Ask HN: Why can't Microsoft make a better browser? - mwill

Basically I want to know why IE, mainly the rendering engine, seems so fundamentally broken compared to the competition.<p>I'm sure the IE dev team are awesome developers, but it seems like each IE release is significantly behind other major browsers, and attracts the ire and hatred of web devs around the world.<p>Surely the IE team is aware of the complaints against IE, and the multitude of cool things that just don't work properly even in the newer versions of IE.<p>What's stopping them from focusing on supporting the features devs want, or rivalling other browsers in compatibility, or just straight up use webkit or something similar?
======
Fizzer
_What's stopping them from focusing on supporting the features devs want_

They're trying to be more customer-focused, but with limited success. I don't
know anyone that uses slices, for example. They did invent private browsing
though, but it was quickly copied by the other browsers.

This doesn't mean they ignore developers. The integrated developer tools are
pretty good.

 _or rivalling other browsers in compatibility_

They've been trying since IE7, but they're basically being out-engineered.
They 're trying to keep backwards compatibility with all of the IE plug-ins
which slows them down, and of course they also started out behind.
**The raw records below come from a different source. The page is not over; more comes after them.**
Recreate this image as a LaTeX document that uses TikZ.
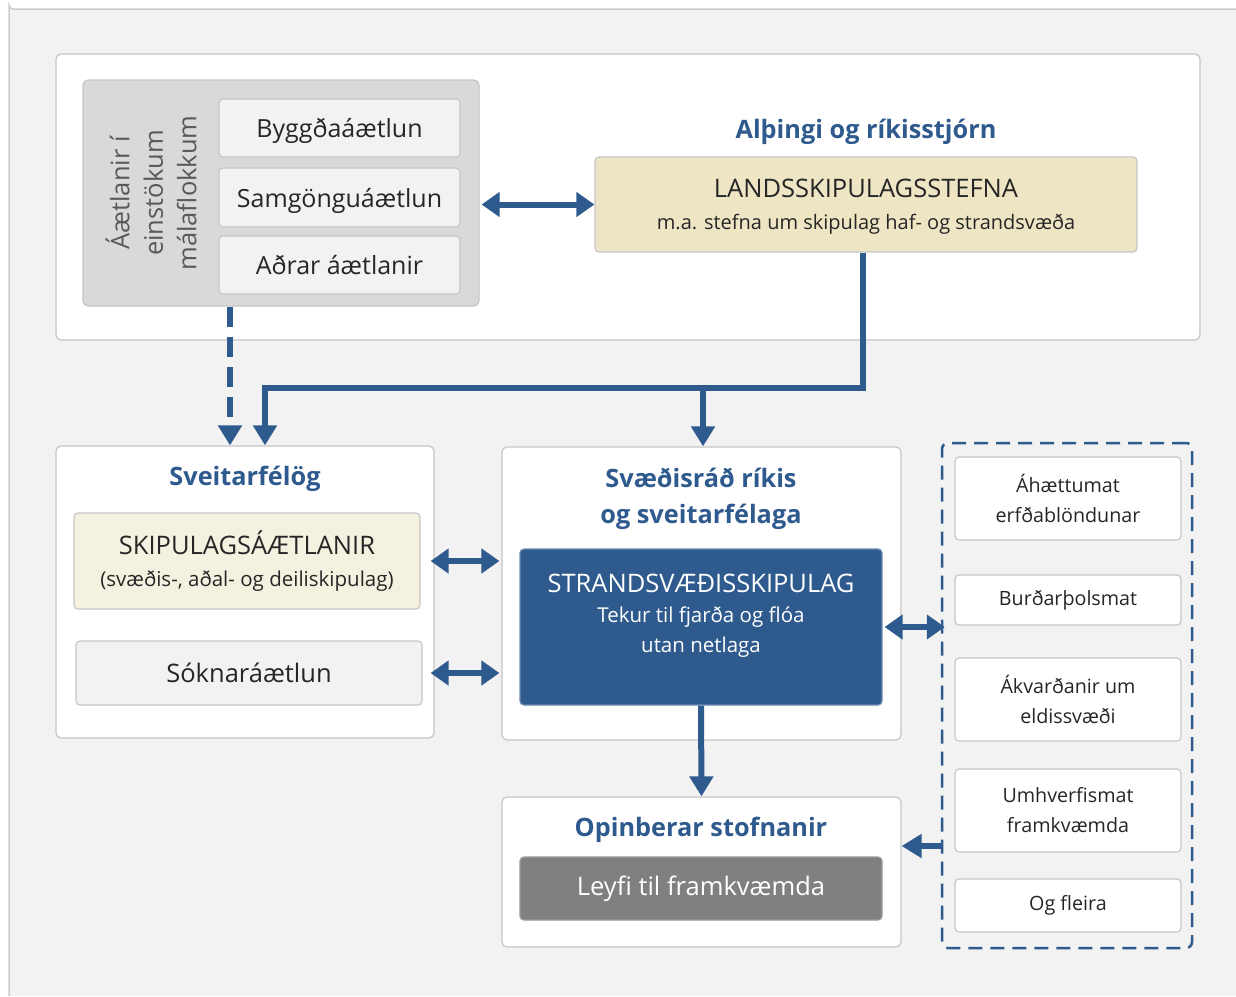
\documentclass[tikz,border=0pt]{standalone}
\usepackage{fontspec}
\setmainfont{Open Sans}
\usepackage{tikz}
\usetikzlibrary{arrows.meta, positioning}

\definecolor{pagebg}{HTML}{F2F2F2}
\definecolor{framegray}{HTML}{CBCBCB}
\definecolor{linegray}{HTML}{C6C6C6}
\definecolor{grpfill}{HTML}{D9D9D9}
\definecolor{subfill}{HTML}{F2F2F2}
\definecolor{beigedark}{HTML}{EDE5C3}
\definecolor{beigelight}{HTML}{F5F1E1}
\definecolor{planblue}{HTML}{2E5A8E}
\definecolor{leyfigray}{HTML}{808080}
\definecolor{textdark}{HTML}{262626}
\definecolor{rotgray}{HTML}{595959}

\begin{document}
\begin{tikzpicture}[x=1pt, y=-1pt,
    every node/.style={font=\fontsize{25.5}{30}\selectfont, text=textdark, inner sep=0pt},
    % Box styles
    panel/.style={rectangle, rounded corners=5pt, draw=linegray, fill=white, line width=1.2pt},
    planbox/.style={rectangle, rounded corners=4pt, draw=linegray, fill=subfill, line width=1.2pt, align=center},
    sectorbox/.style={planbox, minimum width=241pt, text depth=-4pt, font=\fontsize{25}{30}\selectfont},
    sidebox/.style={rectangle, rounded corners=4pt, draw=linegray, fill=white, line width=1.2pt, align=center, minimum width=226pt, font=\fontsize{19.7}{30}\selectfont},
    heading/.style={font=\bfseries\fontsize{25.3}{36}\selectfont, text=planblue, align=center},
    % Arrow styles
    flowline/.style={draw=planblue, line width=6pt},
    flow/.style={flowline, -{Triangle[width=23pt, length=20pt]}},
    twoway/.style={flowline, {Triangle[width=24pt, length=18pt]}-{Triangle[width=24pt, length=18pt]}},
    linkflow/.style={flow, dash pattern=on 20pt off 10pt}
]
\useasboundingbox (0,0) rectangle (1236,996);

% Page frame
\fill[pagebg] (9,9) rectangle (1236,996);
\draw[framegray, line width=1.5pt] (1236,9) -- (13,9) arc[start angle=90, end angle=180, radius=4] -- (9,996);

% National level (Top)
\node[panel, minimum width=1144pt, minimum height=286pt] (national) at (628,197) {};
\node[rectangle, rounded corners=5pt, draw=linegray, fill=grpfill, line width=1.2pt,
      minimum width=396pt, minimum height=226pt] (sector) at (281,193) {};
\node[rotate=90, align=center, text=rotgray, font=\fontsize{25.5}{33.5}\selectfont] (sectorlabel) at (151,193) {Áætlanir í\\einstökum\\málaflokkum};
\node[sectorbox, minimum height=58pt] (byggd) at (339.5,128) {Byggðaáætlun};
\node[sectorbox, minimum height=59pt] (samgong) at (339.5,197.5) {Samgönguáætlun};
\node[sectorbox, minimum height=58pt] (adrar) at (339.5,265) {Aðrar áætlanir};

\node[heading] (althingi) at (866,132) {Alþingi og ríkisstjórn};
\node[planbox, fill=beigedark, minimum width=542pt, minimum height=95pt, text depth=-10pt] (lands) at (866,204.5)
    {LANDSSKIPULAGSSTEFNA\\[2pt]{\fontsize{20}{26}\selectfont m.a. stefna um skipulag haf- og strandsvæða}};

% Municipalities (Left)
\node[panel, minimum width=378pt, minimum height=292pt] (sveit) at (245,592) {};
\node[heading] (sveittitle) at (245,479) {Sveitarfélög};
\node[planbox, fill=beigelight, minimum width=346pt, minimum height=96pt] (skipulag) at (247,561)
    {SKIPULAGSÁÆTLANIR\\[2pt]{\fontsize{20.5}{26}\selectfont (svæðis-, aðal- og deiliskipulag)}};
\node[planbox, minimum width=346pt, minimum height=64pt] (sokn) at (249,673) {Sóknaráætlun};

% Regional councils (Centre)
\node[panel, minimum width=399pt, minimum height=293pt] (svaed) at (701.5,593.5) {};
\node[heading] (svaedtitle) at (701,499) {Svæðisráð ríkis\\og sveitarfélaga};
\node[planbox, fill=planblue, draw=planblue!70, minimum width=362pt, minimum height=156pt] (strand) at (701,627) {};
\node[align=center, text=white] (strandtext) at (701,616)
    {STRANDSVÆÐISSKIPULAG\\{\fontsize{20.5}{34.5}\selectfont Tekur til fjarða og flóa}\\{\fontsize{20.5}{33}\selectfont utan netlaga}};

% Public agencies (Bottom)
\node[panel, minimum width=399pt, minimum height=150pt] (opin) at (701.5,872) {};
\node[heading] (opintitle) at (701,830) {Opinberar stofnanir};
\node[planbox, fill=leyfigray, draw=leyfigray!80, text=white, minimum width=362pt, minimum height=63pt] (leyfi) at (701,888.5) {Leyfi til framkvæmda};

% Assessments (Right)
\node[rectangle, rounded corners=6pt, draw=planblue, line width=2.5pt, dash pattern=on 14pt off 8pt,
      minimum width=250pt, minimum height=505pt] (assess) at (1067,695.5) {};
\node[sidebox, minimum height=83pt] (ahaett) at (1068,498.5) {Áhættumat\\erfðablöndunar};
\node[sidebox, minimum height=50pt] (burd) at (1068,600) {Burðarþolsmat};
\node[sidebox, minimum height=83pt] (akv) at (1068,699.5) {Ákvarðanir um\\eldissvæði};
\node[sidebox, minimum height=83pt] (umhv) at (1068,810.5) {Umhverfismat\\framkvæmda};
\node[sidebox, minimum height=53pt] (fleira) at (1068,905.5) {Og fleira};

% Flows
\coordinate (bus) at (703,388);
\draw[twoway] ([xshift=2pt]sector.east |- lands.west) -- (lands.west);
\draw[flow] ([xshift=-3pt]lands.south) |- (bus) -| ([xshift=20pt]sveit.north);
\draw[flow] (bus) -- (bus |- svaed.north);
\draw[linkflow] ([xshift=-51pt]sector.south) -- ([xshift=-51pt]sector.south |- sveit.north);
\draw[twoway] ([xshift=-4pt]skipulag.east -| sveit.east) -- ([xshift=-2pt]skipulag.east -| svaed.west);
\draw[twoway] ([xshift=-4pt]sokn.east -| sveit.east) -- ([xshift=-2pt]sokn.east -| svaed.west);
\draw[twoway] ([xshift=2pt]strand.east) -- ([xshift=4pt]strand.east -| assess.west);
\draw[flow] (strand.south) -- (opin.north);
\draw[flow] ([yshift=26pt]opin.east -| assess.west) -- ([yshift=26pt]opin.east);

\end{tikzpicture}
\end{document}
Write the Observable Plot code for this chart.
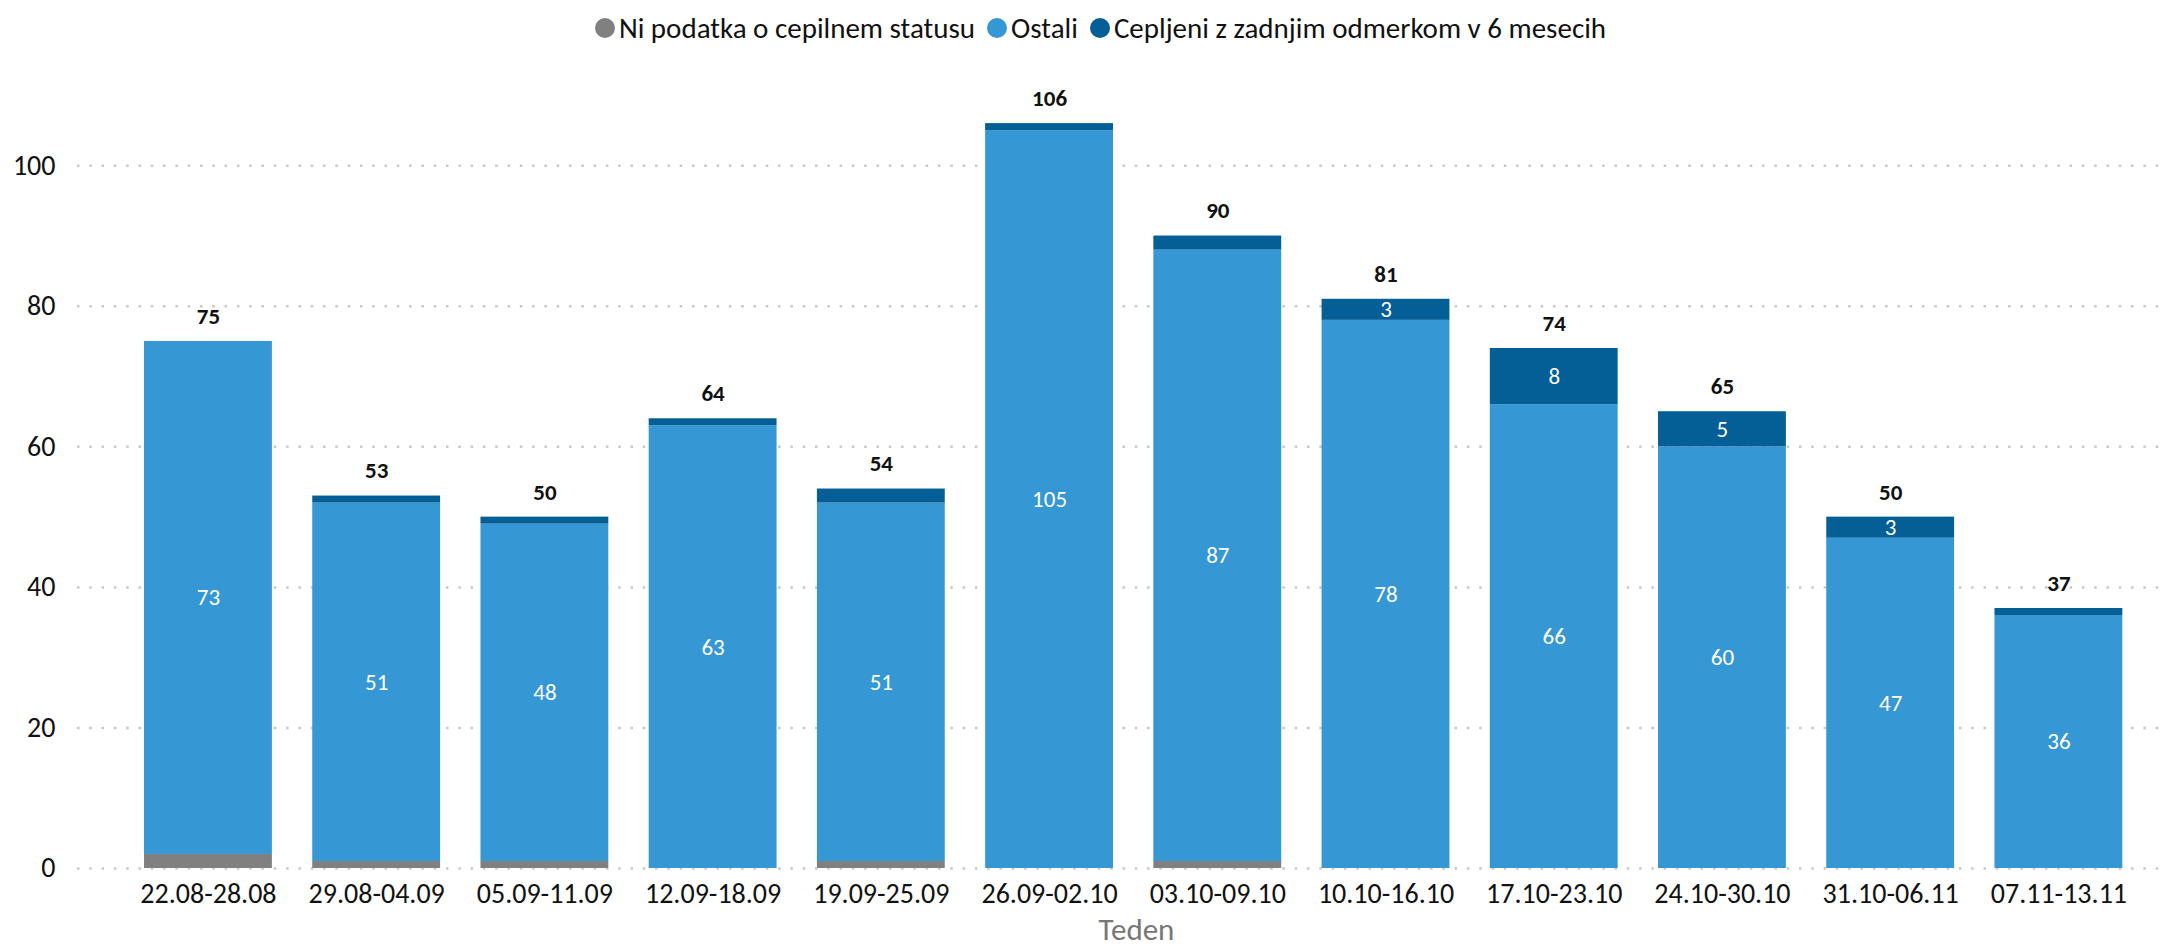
<!DOCTYPE html>
<html>
<head>
<meta charset="utf-8">
<script src="https://cdn.jsdelivr.net/npm/d3@7"></script>
<script src="https://cdn.jsdelivr.net/npm/@observablehq/plot@0.6"></script>
<style>
  html, body { margin: 0; padding: 0; background: #fff; overflow: hidden; }
  body { width: 2175px; font-family: Carlito, Lato, sans-serif; }
  #legend { height: 56px; display: flex; justify-content: center; align-items: center; padding-left: 26px; box-sizing: border-box; }
  .item { display: flex; align-items: center; font-size: 29px; line-height: 1; color: #111; margin: 0 6px; }
  .sw { width: 20px; height: 20px; border-radius: 50%; margin-right: 4px; }
  #chart svg { display: block; }
</style>
</head>
<body>
<div id="legend"></div>
<div id="chart"></div>
<script>
const weeks = ["22.08-28.08","29.08-04.09","05.09-11.09","12.09-18.09","19.09-25.09","26.09-02.10","03.10-09.10","10.10-16.10","17.10-23.10","24.10-30.10","31.10-06.11","07.11-13.11"];
const niPodatka = [2,1,1,0,1,0,1,0,0,0,0,0];
const ostali    = [73,51,48,63,51,105,87,78,66,60,47,36];
const cepljeni  = [0,1,1,1,2,1,2,3,8,5,3,1];
const seriesNames = ["Ni podatka o cepilnem statusu","Ostali","Cepljeni z zadnjim odmerkom v 6 mesecih"];
const seriesColors = ["#808080","#3597d3","#035f96"];
const yTicks = [0,20,40,60,80,100];
const xTitle = "Teden";
const minInnerLabel = 3;

const seriesValues = [niPodatka, ostali, cepljeni];
const rows = [];
weeks.forEach((w, i) => {
  seriesNames.forEach((s, k) => {
    rows.push({week: w, series: s, value: seriesValues[k][i], k});
  });
});

// legend
const legend = document.getElementById("legend");
seriesNames.forEach((s, k) => {
  const it = document.createElement("div");
  it.className = "item";
  const sw = document.createElement("span");
  sw.className = "sw";
  sw.style.background = seriesColors[k];
  const t = document.createElement("span");
  t.textContent = s;
  it.appendChild(sw); it.appendChild(t);
  legend.appendChild(it);
});

const chart = Plot.plot({
  width: 2175,
  height: 896,
  marginLeft: 77,
  marginRight: 8,
  marginTop: 39,
  marginBottom: 84,
  style: {fontFamily: "Carlito, Lato, sans-serif", fontSize: "28px", color: "#111", background: "#fff"},
  x: {domain: weeks, paddingInner: 0.24, paddingOuter: 0.332, align: 0.6, round: false, label: null},
  y: {domain: [0, 110], label: null},
  color: {domain: seriesNames, range: seriesColors},
  marks: [
    Plot.gridY(yTicks, {stroke: "#c8c8c8", strokeOpacity: 1, strokeWidth: 2.5, strokeDasharray: "2.5 9.8"}),
    Plot.barY(rows, Plot.stackY({x: "week", y: "value", fill: "series", z: "series"})),
    Plot.text(rows, Plot.stackY({
      x: "week", y: "value", z: "series",
      text: d => (d.k === 1 || (d.k === 2 && d.value >= minInnerLabel)) ? String(d.value) : null,
      fill: "white", fontSize: 23
    })),
    Plot.text(rows, Plot.groupX({y: "sum", text: "sum"}, {x: "week", y: "value", text: "value", dy: -25, fontWeight: "bold", fontSize: 23, fill: "#111"})),
    Plot.axisY({ticks: yTicks, tickSize: 0, tickPadding: 22, label: null, fontSize: 28}),
    Plot.axisX({tickSize: 0, tickPadding: 15, label: null, fontSize: 28}),
    Plot.text([xTitle], {text: d => d, frameAnchor: "bottom", lineAnchor: "middle", dx: 14, dy: 62, fontSize: 31, fill: "#777"})
  ]
});
document.getElementById("chart").appendChild(chart);
</script>
</body>
</html>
 _or just straight up use webkit_

Microsoft suffers from the not-invented-here syndrome. They'll use their own
engine or die trying.

------
pbreit
I don't see any reason, competitive or otherwise, why it cannot at least match
the basic rendering qualities of Webkit and Mozilla. It's maniacal that
something like Twitter Bootstrap renders so poorly in a current version of IE.

There were two decent reasons why IE performed differently than its
competitors: 1) competitive distribution of technologies such as ActiveX and
2) inability of locked down computers (ie, corporate seats) to update. But
neither of these reasons hold water anymore (if they ever did).